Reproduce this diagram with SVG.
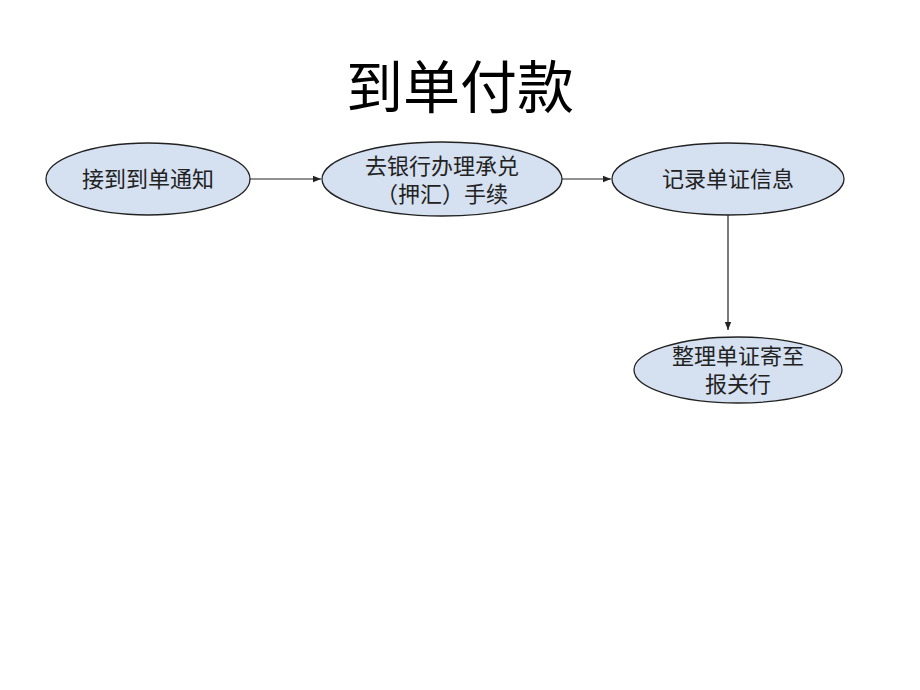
<svg xmlns="http://www.w3.org/2000/svg" width="920" height="690" viewBox="0 0 920 690">
<style>
.node ellipse{fill:#d5e0f0;stroke:#222;stroke-width:1.3}
.node text{font-family:"Liberation Serif","Noto Sans CJK SC",serif;font-size:22px;fill:#222;text-anchor:middle}
.title{font-family:"Noto Sans CJK SC",sans-serif;font-size:57px;fill:#000;text-anchor:middle}
.conn line{stroke:#222;stroke-width:1.2;marker-end:url(#arr)}
</style>
<defs>
<marker id="arr" viewBox="0 0 10 10" refX="10" refY="5" markerWidth="8" markerHeight="8" markerUnits="userSpaceOnUse" orient="auto">
<path d="M0,1 L10,5 L0,9 Z" fill="#222"/>
</marker>
</defs>
<rect width="920" height="690" fill="#fff"/>
<text class="title" x="460" y="108">到单付款</text>
<g class="conn">
<line x1="250" y1="179" x2="321" y2="179"/>
<line x1="562" y1="179" x2="611" y2="179"/>
<line x1="728" y1="215" x2="728" y2="330"/>
</g>
<g id="n1" class="node">
<ellipse cx="148" cy="179" rx="102" ry="36"/>
<text x="148" y="187">接到到单通知</text>
</g>
<g id="n2" class="node">
<ellipse cx="442" cy="179" rx="120" ry="37"/>
<text x="442" y="174">去银行办理承兑</text>
<text x="442" y="202">（押汇）手续</text>
</g>
<g id="n3" class="node">
<ellipse cx="728" cy="179" rx="116" ry="36"/>
<text x="728" y="187">记录单证信息</text>
</g>
<g id="n4" class="node">
<ellipse cx="738" cy="370" rx="104" ry="33"/>
<text x="738" y="364">整理单证寄至</text>
<text x="738" y="392">报关行</text>
</g>
</svg>
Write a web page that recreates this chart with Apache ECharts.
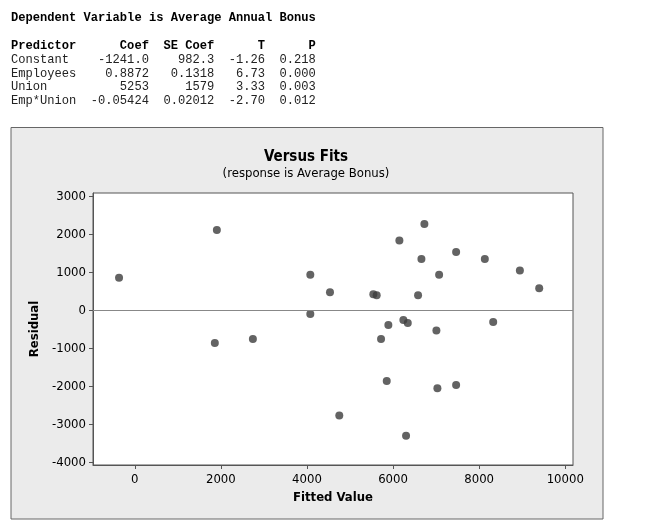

════

• **What is being asked**:
Reproduce the records, all of them, word for word; omit the pictures.

• **Correct output**:
Reproduce this diagram with SVG.
<svg xmlns="http://www.w3.org/2000/svg" width="920" height="690" viewBox="0 0 920 690">
<style>
.node ellipse{fill:#d5e0f0;stroke:#222;stroke-width:1.3}
.node text{font-family:"Liberation Serif","Noto Sans CJK SC",serif;font-size:22px;fill:#222;text-anchor:middle}
.title{font-family:"Noto Sans CJK SC",sans-serif;font-size:57px;fill:#000;text-anchor:middle}
.conn line{stroke:#222;stroke-width:1.2;marker-end:url(#arr)}
</style>
<defs>
<marker id="arr" viewBox="0 0 10 10" refX="10" refY="5" markerWidth="8" markerHeight="8" markerUnits="userSpaceOnUse" orient="auto">
<path d="M0,1 L10,5 L0,9 Z" fill="#222"/>
</marker>
</defs>
<rect width="920" height="690" fill="#fff"/>
<text class="title" x="460" y="108">到单付款</text>
<g class="conn">
<line x1="250" y1="179" x2="321" y2="179"/>
<line x1="562" y1="179" x2="611" y2="179"/>
<line x1="728" y1="215" x2="728" y2="330"/>
</g>
<g id="n1" class="node">
<ellipse cx="148" cy="179" rx="102" ry="36"/>
<text x="148" y="187">接到到单通知</text>
</g>
<g id="n2" class="node">
<ellipse cx="442" cy="179" rx="120" ry="37"/>
<text x="442" y="174">去银行办理承兑</text>
<text x="442" y="202">（押汇）手续</text>
</g>
<g id="n3" class="node">
<ellipse cx="728" cy="179" rx="116" ry="36"/>
<text x="728" y="187">记录单证信息</text>
</g>
<g id="n4" class="node">
<ellipse cx="738" cy="370" rx="104" ry="33"/>
<text x="738" y="364">整理单证寄至</text>
<text x="738" y="392">报关行</text>
</g>
</svg>
Write a web page that recreates this chart with Apache ECharts.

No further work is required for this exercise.